**WHAT YOU SHOULD DO:** Pictures are not part of the copy. Retype the lines from the first one through the line that contains "align=left, inner sep=0]".

BEGIN DATA BLOCK

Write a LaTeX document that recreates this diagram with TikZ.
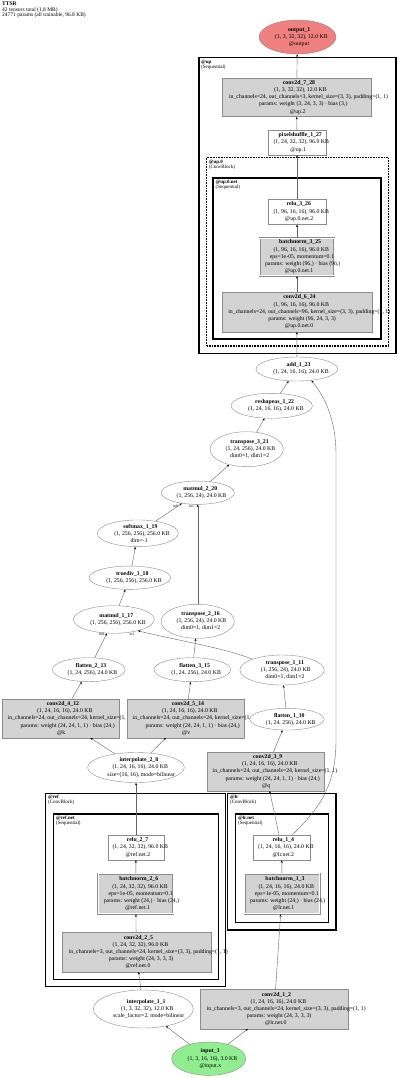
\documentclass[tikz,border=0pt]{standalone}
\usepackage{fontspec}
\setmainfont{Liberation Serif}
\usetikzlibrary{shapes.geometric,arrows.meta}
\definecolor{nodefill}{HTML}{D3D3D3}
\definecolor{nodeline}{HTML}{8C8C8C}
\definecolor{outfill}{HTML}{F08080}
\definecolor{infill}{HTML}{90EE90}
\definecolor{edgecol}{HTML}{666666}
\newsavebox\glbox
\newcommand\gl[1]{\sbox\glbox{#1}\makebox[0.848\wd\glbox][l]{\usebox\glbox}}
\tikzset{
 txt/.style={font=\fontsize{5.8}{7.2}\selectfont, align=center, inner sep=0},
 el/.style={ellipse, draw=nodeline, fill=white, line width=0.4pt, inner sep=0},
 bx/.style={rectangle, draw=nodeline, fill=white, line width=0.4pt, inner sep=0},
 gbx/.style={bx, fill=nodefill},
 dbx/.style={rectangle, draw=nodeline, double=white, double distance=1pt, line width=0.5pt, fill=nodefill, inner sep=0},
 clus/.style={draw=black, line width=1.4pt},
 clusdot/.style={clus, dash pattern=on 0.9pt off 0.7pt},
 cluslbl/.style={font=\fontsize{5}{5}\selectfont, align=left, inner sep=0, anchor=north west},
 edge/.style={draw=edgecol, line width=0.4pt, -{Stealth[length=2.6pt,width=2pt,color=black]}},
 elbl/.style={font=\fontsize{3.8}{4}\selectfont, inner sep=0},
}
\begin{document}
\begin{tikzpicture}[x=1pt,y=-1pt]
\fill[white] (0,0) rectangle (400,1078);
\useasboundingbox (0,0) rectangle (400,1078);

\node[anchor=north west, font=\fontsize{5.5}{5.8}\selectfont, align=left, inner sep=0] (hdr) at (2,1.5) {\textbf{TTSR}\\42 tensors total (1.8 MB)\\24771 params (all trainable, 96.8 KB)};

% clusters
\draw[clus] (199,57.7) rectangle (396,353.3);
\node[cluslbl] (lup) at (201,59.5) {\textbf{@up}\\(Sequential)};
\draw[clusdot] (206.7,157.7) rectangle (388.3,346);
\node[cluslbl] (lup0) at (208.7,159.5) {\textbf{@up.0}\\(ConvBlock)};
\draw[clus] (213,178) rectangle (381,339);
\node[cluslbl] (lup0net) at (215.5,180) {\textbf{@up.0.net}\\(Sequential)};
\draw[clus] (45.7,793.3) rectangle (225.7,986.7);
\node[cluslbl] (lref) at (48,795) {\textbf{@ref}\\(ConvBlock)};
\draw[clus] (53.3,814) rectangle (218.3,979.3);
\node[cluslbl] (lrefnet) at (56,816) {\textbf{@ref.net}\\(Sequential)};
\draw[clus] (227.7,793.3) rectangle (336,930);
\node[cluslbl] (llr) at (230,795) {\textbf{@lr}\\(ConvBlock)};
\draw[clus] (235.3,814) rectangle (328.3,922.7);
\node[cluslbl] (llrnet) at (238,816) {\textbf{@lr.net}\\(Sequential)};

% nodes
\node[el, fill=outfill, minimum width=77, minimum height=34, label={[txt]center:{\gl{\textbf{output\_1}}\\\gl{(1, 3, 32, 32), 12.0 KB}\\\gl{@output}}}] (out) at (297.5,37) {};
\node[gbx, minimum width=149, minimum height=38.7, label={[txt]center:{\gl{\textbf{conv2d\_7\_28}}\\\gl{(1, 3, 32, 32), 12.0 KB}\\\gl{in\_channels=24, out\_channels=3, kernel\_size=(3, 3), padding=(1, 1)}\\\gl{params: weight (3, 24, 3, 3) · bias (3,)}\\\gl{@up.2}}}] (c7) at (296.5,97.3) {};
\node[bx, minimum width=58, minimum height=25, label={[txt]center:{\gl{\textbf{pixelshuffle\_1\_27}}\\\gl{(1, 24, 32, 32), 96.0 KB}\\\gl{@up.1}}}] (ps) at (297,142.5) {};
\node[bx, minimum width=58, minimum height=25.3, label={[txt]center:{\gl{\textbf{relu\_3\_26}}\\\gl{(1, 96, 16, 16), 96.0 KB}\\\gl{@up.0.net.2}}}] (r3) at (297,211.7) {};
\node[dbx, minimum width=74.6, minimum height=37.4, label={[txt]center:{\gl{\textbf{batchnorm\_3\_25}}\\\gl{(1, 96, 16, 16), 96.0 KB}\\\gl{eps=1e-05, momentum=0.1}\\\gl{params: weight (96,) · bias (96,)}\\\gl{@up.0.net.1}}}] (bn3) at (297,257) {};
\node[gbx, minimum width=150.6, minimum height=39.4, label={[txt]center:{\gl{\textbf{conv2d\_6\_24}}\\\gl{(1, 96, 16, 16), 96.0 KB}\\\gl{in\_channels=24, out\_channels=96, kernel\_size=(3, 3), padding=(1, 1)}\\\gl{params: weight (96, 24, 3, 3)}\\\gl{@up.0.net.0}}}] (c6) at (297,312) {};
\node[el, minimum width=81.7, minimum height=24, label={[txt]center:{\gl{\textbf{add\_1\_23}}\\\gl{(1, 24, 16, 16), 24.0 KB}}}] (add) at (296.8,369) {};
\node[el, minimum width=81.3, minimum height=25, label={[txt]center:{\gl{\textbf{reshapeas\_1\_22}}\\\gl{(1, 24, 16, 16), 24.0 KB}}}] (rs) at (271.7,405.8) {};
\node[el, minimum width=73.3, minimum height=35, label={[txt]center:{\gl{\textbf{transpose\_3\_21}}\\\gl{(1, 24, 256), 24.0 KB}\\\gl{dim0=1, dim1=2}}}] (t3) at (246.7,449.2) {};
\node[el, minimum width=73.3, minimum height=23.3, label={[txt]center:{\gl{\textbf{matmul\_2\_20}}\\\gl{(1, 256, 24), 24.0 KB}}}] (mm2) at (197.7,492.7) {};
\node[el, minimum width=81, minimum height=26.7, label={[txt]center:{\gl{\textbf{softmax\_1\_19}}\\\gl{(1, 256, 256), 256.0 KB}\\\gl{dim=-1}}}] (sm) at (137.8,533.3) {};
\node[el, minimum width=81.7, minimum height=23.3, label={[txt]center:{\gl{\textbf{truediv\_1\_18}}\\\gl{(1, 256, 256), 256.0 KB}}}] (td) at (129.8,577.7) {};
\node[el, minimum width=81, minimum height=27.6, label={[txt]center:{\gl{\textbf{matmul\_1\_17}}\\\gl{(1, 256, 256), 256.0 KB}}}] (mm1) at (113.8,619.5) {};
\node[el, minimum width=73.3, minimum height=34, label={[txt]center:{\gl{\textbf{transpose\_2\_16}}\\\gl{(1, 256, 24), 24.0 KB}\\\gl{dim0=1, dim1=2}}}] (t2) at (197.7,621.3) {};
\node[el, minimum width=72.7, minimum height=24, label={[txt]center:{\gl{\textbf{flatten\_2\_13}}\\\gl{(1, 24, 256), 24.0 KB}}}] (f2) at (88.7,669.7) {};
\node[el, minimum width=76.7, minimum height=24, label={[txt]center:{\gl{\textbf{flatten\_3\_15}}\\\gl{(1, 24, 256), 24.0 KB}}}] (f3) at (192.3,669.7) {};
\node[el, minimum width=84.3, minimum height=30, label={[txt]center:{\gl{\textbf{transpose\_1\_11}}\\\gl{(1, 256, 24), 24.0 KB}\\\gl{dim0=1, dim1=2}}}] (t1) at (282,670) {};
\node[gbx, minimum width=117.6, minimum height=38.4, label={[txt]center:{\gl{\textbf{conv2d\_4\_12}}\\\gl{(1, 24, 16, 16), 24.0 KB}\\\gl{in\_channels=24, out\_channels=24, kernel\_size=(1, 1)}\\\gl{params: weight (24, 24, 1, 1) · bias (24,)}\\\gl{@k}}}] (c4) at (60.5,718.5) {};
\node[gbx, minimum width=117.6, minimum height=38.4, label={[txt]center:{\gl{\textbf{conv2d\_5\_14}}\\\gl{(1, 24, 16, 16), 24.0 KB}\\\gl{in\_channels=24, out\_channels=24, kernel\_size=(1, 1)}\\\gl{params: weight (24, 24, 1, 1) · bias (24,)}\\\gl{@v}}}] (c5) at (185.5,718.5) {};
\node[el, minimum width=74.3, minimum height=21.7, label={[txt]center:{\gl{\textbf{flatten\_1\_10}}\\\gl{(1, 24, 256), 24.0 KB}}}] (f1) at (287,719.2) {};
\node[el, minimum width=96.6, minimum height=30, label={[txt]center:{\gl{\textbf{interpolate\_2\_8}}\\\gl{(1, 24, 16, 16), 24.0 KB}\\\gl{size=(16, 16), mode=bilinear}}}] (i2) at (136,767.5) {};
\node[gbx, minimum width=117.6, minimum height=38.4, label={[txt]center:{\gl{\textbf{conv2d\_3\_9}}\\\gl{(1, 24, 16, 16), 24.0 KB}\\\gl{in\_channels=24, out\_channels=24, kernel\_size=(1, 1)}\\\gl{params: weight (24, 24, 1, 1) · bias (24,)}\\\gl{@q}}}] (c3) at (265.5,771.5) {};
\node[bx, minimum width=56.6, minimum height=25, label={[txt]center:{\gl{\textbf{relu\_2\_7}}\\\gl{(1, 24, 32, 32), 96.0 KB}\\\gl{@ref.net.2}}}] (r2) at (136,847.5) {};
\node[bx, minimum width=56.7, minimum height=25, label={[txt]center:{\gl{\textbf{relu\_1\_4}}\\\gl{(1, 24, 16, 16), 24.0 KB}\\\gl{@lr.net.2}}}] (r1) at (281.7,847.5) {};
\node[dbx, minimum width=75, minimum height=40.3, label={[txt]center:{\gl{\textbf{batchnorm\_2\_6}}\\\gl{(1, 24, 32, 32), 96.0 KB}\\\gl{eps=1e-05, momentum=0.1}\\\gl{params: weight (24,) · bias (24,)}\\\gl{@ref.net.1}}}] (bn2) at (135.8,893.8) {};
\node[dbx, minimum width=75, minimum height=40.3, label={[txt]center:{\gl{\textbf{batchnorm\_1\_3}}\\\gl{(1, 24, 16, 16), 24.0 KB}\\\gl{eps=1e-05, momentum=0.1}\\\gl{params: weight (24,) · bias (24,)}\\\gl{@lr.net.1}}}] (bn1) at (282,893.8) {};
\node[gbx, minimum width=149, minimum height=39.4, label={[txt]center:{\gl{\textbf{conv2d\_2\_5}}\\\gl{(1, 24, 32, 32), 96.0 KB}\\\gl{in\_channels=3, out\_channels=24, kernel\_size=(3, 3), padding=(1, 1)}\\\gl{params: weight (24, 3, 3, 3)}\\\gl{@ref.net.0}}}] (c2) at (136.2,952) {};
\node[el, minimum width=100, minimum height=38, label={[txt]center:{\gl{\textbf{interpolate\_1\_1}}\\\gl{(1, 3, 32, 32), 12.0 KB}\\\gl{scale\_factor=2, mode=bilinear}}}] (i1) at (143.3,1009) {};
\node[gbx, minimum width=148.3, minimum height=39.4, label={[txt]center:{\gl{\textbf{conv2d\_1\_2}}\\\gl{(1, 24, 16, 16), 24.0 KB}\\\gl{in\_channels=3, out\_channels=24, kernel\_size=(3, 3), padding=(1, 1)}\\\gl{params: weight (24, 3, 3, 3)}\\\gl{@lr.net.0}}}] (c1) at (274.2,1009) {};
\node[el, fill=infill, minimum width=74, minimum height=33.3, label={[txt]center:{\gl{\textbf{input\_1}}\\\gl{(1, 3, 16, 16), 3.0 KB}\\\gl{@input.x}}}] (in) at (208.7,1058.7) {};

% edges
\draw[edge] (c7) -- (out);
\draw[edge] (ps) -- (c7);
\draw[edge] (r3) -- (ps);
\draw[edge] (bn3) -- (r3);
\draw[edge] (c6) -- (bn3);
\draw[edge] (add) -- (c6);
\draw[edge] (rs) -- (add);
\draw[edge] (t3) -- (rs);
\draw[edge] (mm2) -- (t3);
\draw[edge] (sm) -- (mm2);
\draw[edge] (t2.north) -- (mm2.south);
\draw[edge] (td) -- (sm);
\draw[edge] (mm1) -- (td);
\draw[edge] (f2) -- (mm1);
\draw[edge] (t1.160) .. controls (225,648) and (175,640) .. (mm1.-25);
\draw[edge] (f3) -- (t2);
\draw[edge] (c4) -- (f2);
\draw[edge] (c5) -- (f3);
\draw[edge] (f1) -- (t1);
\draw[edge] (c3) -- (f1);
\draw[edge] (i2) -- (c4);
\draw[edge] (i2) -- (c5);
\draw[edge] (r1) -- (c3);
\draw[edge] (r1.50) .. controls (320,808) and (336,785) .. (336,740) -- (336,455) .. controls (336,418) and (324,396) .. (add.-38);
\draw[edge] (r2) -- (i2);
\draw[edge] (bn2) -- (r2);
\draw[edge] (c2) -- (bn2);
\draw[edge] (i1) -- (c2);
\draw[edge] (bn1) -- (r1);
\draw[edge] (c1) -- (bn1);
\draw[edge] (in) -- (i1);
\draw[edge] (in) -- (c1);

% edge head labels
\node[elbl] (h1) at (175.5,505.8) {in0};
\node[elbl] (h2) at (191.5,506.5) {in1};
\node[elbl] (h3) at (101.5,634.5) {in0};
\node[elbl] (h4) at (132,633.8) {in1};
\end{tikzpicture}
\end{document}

END DATA BLOCK

**RESPONSE BELOW:**
Write a LaTeX document that recreates this diagram with TikZ.
\documentclass[tikz,border=0pt]{standalone}
\usepackage{fontspec}
\setmainfont{Liberation Serif}
\usetikzlibrary{shapes.geometric,arrows.meta}
\definecolor{nodefill}{HTML}{D3D3D3}
\definecolor{nodeline}{HTML}{8C8C8C}
\definecolor{outfill}{HTML}{F08080}
\definecolor{infill}{HTML}{90EE90}
\definecolor{edgecol}{HTML}{666666}
\newsavebox\glbox
\newcommand\gl[1]{\sbox\glbox{#1}\makebox[0.848\wd\glbox][l]{\usebox\glbox}}
\tikzset{
 txt/.style={font=\fontsize{5.8}{7.2}\selectfont, align=center, inner sep=0},
 el/.style={ellipse, draw=nodeline, fill=white, line width=0.4pt, inner sep=0},
 bx/.style={rectangle, draw=nodeline, fill=white, line width=0.4pt, inner sep=0},
 gbx/.style={bx, fill=nodefill},
 dbx/.style={rectangle, draw=nodeline, double=white, double distance=1pt, line width=0.5pt, fill=nodefill, inner sep=0},
 clus/.style={draw=black, line width=1.4pt},
 clusdot/.style={clus, dash pattern=on 0.9pt off 0.7pt},
 cluslbl/.style={font=\fontsize{5}{5}\selectfont, align=left, inner sep=0, anchor=north west},
 edge/.style={draw=edgecol, line width=0.4pt, -{Stealth[length=2.6pt,width=2pt,color=black]}},
 elbl/.style={font=\fontsize{3.8}{4}\selectfont, inner sep=0},
}
\begin{document}
\begin{tikzpicture}[x=1pt,y=-1pt]
\fill[white] (0,0) rectangle (400,1078);
\useasboundingbox (0,0) rectangle (400,1078);

\node[anchor=north west, font=\fontsize{5.5}{5.8}\selectfont, align=left, inner sep=0] (hdr) at (2,1.5) {\textbf{TTSR}\\42 tensors total (1.8 MB)\\24771 params (all trainable, 96.8 KB)};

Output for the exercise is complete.